Может быть, я доходил до смешных крайностей, когда закрывал лицо газетой или какой-нибудь накладной, -- только бы избежать влияния Тржишки, которое я, как наивно материалистически мыслящий человек, не мог объяснить иначе, чем каким-то излучением.
Итак, Тришка покорно сидел на стуле, который ему подала Альжбета; сидя, неловко снял пиджак и закатал до локтя рукав рубахи, обнажив худые, жилистые (и довольно волосатые) руки. Я всегда чувствовал тревогу при взгляде на его малейшую наготу. Даже его несчастная ранняя лысина (это бесстыдство черепа) возбуждала во мне чувство какого-то мучительного стыда, что охватывает человека при взгляде на обнаженное несовершенство вроде наготы старых или искалеченных людей. Поэтому я быстро отвел взгляд и проскользнул за ширму, где стоял умывальник, пустил воду и начал очень медленно мыть свои идеально чистые руки.
В эту минуту из кабинета донесся голос Альжбеты:
-- Да, чуть не забыла. Я должна вам передать, что сегодня в полпятого вы должны быть на заседании первомайской комиссии.
Меня будто ударили.
-- Как это в полпятого?
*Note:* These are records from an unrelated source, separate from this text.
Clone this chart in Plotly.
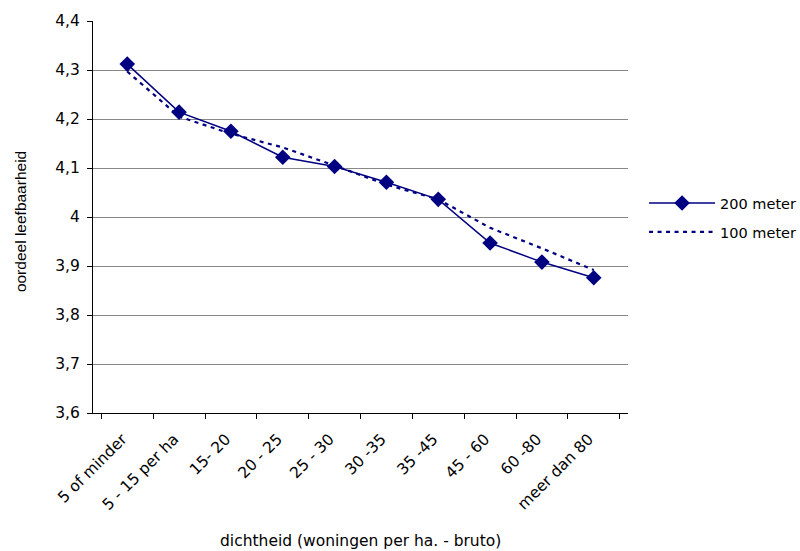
import plotly.graph_objects as go

categories = ["5 of minder", "5 - 15 per ha", "15- 20", "20 - 25", "25 - 30",
              "30 -35", "35 -45", "45 - 60", "60 -80", "meer dan 80"]
m200 = [4.312, 4.214, 4.175, 4.122, 4.103, 4.071, 4.036, 3.947, 3.908, 3.876]
m100 = [4.297, 4.205, 4.170, 4.142, 4.105, 4.066, 4.036, 3.978, 3.936, 3.892]
y_ticks = [3.6, 3.7, 3.8, 3.9, 4.0, 4.1, 4.2, 4.3, 4.4]
y_labels = ["3,6", "3,7", "3,8", "3,9", "4", "4,1", "4,2", "4,3", "4,4"]
x_title = "dichtheid (woningen per ha. - bruto)"
y_title = "oordeel leefbaarheid"

navy = "#000080"
wide = "DejaVu Sans, sans-serif"
narrow = "Liberation Sans, Arial, sans-serif"
fs = 15.5

fig = go.Figure()
fig.add_trace(go.Scatter(x=categories, y=m200, name="200 meter", mode="lines+markers",
                         line=dict(color=navy, width=1.5),
                         marker=dict(symbol="diamond", size=12, color=navy),
                         legend="legend"))
fig.add_trace(go.Scatter(x=categories, y=m100, name="100 meter", mode="lines",
                         line=dict(color=navy, width=2.2, dash="4px,4.5px"),
                         legend="legend2"))

leg_common = dict(xanchor="left", yanchor="middle", font=dict(size=14.5, family=wide),
                  itemwidth=66, bgcolor="rgba(0,0,0,0)")
fig.update_layout(
    width=800, height=551,
    margin=dict(l=93, r=172, t=21, b=138, autoexpand=False),
    paper_bgcolor="white", plot_bgcolor="white",
    font=dict(family=wide, size=fs, color="black"),
    showlegend=True,
    hovermode=False,
    legend=dict(x=1.03, y=0.5357, **leg_common),
    legend2=dict(x=1.03, y=0.4617, **leg_common),
    xaxis=dict(type="category", tickangle=-45, tickson="boundaries",
               ticks="outside", ticklen=5, tickcolor="black",
               showline=True, linecolor="black", linewidth=1,
               showgrid=False, automargin=False,
               ticklabelstandoff=10, ticklabelshift=-5,
               tickfont=dict(size=fs, family=wide)),
    yaxis=dict(range=[3.6, 4.4], tickvals=y_ticks, ticktext=y_labels,
               ticks="outside", ticklen=5, tickcolor="black",
               showline=True, linecolor="black", linewidth=1,
               showgrid=True, gridcolor="#888888", gridwidth=1,
               zeroline=False, automargin=False, ticklabelstandoff=4,
               tickfont=dict(size=fs, family=wide)),
    annotations=[
        dict(text=x_title, xref="paper", yref="paper", x=0.5, y=-0.3265,
             xanchor="center", yanchor="middle", showarrow=False,
             font=dict(size=fs, family=wide)),
        dict(text=y_title, xref="paper", yref="paper", x=-0.1364, y=0.487,
             xanchor="center", yanchor="middle", showarrow=False, textangle=-90,
             font=dict(size=fs, family=narrow)),
    ],
)
fig.write_html("out.html", config={"displayModeBar": False},
               post_script="document.body.style.margin='0';document.body.style.overflow='hidden';")
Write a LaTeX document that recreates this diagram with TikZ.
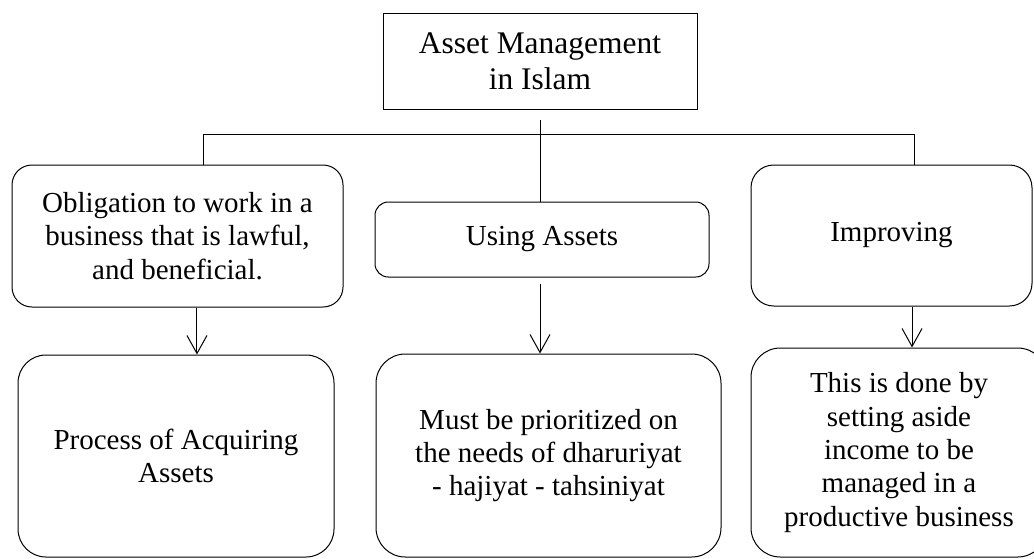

И об этом я должен узнавать в последнюю минуту?
Тут я понял, что любые меры предосторожности тщетны: Тржишка свою сегодняшнюю миссию уже выполнил.
4.
Таким образом, я очутился перед неразрешимой дилеммой: в полпятого у меня было свидание на Вацлавской площади с прекрасной словачкой и в то же самое время -- заседание первомайской комиссии в больнице.
Отказаться от свидания мне страшно не хотелось, но не пойти на комиссию я тоже не мог. Эта общественная комиссия, как известно, на каждом предприятии нашей страны занимается подготовкой к празднику: мы должны обеспечить украшение больницы стенными газетами, лозунгами, флажками и цветами, организовать пациентам прослушивание праздничного репортажа и, наконец, создать агитационные пары, которые обеспечивают явку персонала на демонстрацию.
Членство в этой важной комиссии было для меня чем-то вроде принудительного покаяния, либо, говоря более светски, испытательной мерой, к которой меня допустили не просто так, а лишь благодаря заступничеству шефа, главного врача нашего отделения.
Мое положение в больнице далеко не розовое. Наоборот -- самое худшее, какое только может быть. Уже давно мне кажется, что я вишу на тоненьком волоске. Во всем виноват несчастный Ржежабек, которого мне удалось,с напряжением всего своего опыта, сил и лекарств благополучно излечить. Этому Ржежабеку не пришло в голову ничего лучшего, чем в первый же день после выписки прислать мне в знак благодарности большую корзину с вином, шоколадом, венгерской салями, ветчиной и сардинами. В больницу эту корзину принес рассыльный магазина, и, естественно, вся больница сразу же все заметила. Только я не видел, что все об этом знают, и сделал самое глупое, что только мог. Вместо того, чтоб содержимое корзины раздать коллегам и (главное) сестричкам (что меня могло бы кое-как спасти), я в отчаянии попытался утаить корзину (к моей чести, не из жадности, а от страха) и в течение трех дней тайком относил бутылки и консервные банки домой в своем портфеле. Естественно, об этом сразу же узнала старшая сестра из хирургического и поставила вопрос о ржежабковой корзине на первом же заседаний профкома, председателем которого она была. Нужно, мол, со всей принципиальностью посмотреть на моральный облик врачей: мы боремся против взяточничества, а оно все растет; теперь, мол, всем ясно, почему я уделял Ржежабеку столько внимания; нужно спросить нашего главврача (старшая сестра была с ним на ножах), как он может терпеть подобное в своем отделении.
Моего шефа пригласили на комитет. Он защищал меня, ссылаясь на мои успехи в работе.